• **Exercise**: What number of lines contain the word "this"? Reply with the number and nothing else.

• **Lines of data**:

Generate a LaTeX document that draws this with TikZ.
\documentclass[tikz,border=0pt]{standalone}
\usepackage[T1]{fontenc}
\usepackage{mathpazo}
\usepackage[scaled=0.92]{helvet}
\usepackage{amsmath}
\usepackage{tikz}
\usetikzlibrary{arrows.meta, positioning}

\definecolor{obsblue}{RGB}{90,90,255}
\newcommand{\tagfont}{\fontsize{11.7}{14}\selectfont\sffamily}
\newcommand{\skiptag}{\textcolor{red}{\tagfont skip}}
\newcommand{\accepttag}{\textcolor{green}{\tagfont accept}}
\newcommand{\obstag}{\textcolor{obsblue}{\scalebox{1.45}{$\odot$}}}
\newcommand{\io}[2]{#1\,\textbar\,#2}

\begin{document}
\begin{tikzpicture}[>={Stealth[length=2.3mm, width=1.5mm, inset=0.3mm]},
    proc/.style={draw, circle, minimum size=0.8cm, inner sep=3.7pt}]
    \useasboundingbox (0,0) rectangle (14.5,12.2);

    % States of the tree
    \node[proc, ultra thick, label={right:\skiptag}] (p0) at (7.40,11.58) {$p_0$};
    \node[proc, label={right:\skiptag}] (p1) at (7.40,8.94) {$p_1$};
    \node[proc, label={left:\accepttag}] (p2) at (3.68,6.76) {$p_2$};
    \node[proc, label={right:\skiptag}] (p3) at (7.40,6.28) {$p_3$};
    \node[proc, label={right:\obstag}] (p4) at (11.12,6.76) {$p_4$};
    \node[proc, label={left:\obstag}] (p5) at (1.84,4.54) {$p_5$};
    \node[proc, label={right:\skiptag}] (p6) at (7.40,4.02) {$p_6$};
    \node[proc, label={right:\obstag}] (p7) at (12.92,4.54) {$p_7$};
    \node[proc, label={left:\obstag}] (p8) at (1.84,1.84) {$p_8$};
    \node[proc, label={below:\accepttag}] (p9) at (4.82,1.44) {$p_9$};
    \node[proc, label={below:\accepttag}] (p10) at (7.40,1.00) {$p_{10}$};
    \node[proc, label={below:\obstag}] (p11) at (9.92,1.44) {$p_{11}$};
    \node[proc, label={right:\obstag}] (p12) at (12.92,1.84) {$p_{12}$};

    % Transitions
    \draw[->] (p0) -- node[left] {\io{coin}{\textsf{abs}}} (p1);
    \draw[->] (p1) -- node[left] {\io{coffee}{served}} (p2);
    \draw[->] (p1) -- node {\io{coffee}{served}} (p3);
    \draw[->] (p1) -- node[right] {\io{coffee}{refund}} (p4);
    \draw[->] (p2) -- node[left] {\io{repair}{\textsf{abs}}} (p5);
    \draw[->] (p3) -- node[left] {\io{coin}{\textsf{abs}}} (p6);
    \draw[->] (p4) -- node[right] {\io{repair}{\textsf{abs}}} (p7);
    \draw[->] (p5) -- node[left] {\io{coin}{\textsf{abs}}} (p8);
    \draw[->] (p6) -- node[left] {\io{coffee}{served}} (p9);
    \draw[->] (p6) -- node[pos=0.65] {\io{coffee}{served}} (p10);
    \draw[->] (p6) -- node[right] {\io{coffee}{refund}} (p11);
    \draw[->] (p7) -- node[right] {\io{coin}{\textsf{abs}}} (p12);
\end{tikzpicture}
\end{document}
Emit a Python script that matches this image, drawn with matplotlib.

• **Result below**: 2